◆ **AIM OF THE EXERCISE**: Using the data below, output the first line and every line after it up to and including the line containing "1.265, 1.375, 1.45]", exactly as written and with nothing added.

**********

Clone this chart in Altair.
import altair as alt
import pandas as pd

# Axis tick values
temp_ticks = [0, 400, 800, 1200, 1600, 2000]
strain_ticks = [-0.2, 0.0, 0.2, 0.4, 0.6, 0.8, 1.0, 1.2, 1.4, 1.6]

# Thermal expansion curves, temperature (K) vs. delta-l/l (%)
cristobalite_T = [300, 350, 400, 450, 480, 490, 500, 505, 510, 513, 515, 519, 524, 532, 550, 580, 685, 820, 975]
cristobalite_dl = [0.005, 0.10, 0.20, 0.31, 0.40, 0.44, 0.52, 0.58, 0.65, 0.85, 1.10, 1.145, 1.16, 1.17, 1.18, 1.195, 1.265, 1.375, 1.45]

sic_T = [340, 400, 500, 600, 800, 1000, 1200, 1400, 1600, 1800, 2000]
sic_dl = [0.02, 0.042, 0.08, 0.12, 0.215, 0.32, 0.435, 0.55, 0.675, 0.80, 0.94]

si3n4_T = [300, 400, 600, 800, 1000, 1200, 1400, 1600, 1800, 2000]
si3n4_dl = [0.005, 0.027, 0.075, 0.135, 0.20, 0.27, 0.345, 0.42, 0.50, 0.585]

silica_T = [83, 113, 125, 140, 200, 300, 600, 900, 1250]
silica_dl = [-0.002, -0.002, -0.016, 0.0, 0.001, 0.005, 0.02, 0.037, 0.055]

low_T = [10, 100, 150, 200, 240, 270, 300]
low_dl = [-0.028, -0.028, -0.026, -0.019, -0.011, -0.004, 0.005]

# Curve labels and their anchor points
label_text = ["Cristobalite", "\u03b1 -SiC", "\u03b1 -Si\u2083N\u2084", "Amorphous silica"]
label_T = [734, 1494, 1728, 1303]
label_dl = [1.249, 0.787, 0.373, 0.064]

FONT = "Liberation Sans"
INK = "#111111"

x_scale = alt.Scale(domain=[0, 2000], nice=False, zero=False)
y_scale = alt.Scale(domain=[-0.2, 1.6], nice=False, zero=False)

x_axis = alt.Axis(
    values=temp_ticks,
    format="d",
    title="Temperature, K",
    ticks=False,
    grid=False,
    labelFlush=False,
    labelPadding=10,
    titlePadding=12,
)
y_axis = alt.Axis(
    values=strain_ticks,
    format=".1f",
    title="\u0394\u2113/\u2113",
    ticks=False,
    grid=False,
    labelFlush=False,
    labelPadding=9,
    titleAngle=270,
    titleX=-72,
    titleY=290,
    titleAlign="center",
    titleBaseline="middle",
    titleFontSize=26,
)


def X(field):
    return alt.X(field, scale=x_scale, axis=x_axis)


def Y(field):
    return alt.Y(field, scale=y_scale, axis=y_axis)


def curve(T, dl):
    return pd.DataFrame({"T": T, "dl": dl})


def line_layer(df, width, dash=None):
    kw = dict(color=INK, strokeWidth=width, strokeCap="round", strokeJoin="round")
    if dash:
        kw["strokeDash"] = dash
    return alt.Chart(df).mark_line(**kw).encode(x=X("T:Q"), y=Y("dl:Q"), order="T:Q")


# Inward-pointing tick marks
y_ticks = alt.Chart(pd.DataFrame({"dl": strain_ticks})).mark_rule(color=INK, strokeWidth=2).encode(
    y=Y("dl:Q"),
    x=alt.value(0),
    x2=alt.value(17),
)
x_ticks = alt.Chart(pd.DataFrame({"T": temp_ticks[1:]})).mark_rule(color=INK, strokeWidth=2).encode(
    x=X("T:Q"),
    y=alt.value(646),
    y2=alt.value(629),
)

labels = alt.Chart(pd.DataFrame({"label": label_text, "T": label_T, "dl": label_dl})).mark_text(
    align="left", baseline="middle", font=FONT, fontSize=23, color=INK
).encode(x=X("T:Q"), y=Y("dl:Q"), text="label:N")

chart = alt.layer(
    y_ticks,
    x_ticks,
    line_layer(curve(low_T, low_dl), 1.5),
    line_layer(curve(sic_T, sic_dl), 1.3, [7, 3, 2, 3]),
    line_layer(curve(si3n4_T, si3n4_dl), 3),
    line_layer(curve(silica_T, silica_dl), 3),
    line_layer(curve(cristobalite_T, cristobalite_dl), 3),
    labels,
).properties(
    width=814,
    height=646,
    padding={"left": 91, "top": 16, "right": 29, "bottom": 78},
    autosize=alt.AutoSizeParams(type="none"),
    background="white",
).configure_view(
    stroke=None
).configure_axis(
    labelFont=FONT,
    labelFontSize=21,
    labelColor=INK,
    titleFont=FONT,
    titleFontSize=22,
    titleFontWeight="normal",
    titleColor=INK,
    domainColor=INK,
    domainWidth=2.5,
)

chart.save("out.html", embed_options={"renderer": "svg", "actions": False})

**********

◆ **RESPONSE TO THE EXERCISE**:
Clone this chart in Altair.
import altair as alt
import pandas as pd

# Axis tick values
temp_ticks = [0, 400, 800, 1200, 1600, 2000]
strain_ticks = [-0.2, 0.0, 0.2, 0.4, 0.6, 0.8, 1.0, 1.2, 1.4, 1.6]

# Thermal expansion curves, temperature (K) vs. delta-l/l (%)
cristobalite_T = [300, 350, 400, 450, 480, 490, 500, 505, 510, 513, 515, 519, 524, 532, 550, 580, 685, 820, 975]
cristobalite_dl = [0.005, 0.10, 0.20, 0.31, 0.40, 0.44, 0.52, 0.58, 0.65, 0.85, 1.10, 1.145, 1.16, 1.17, 1.18, 1.195, 1.265, 1.375, 1.45]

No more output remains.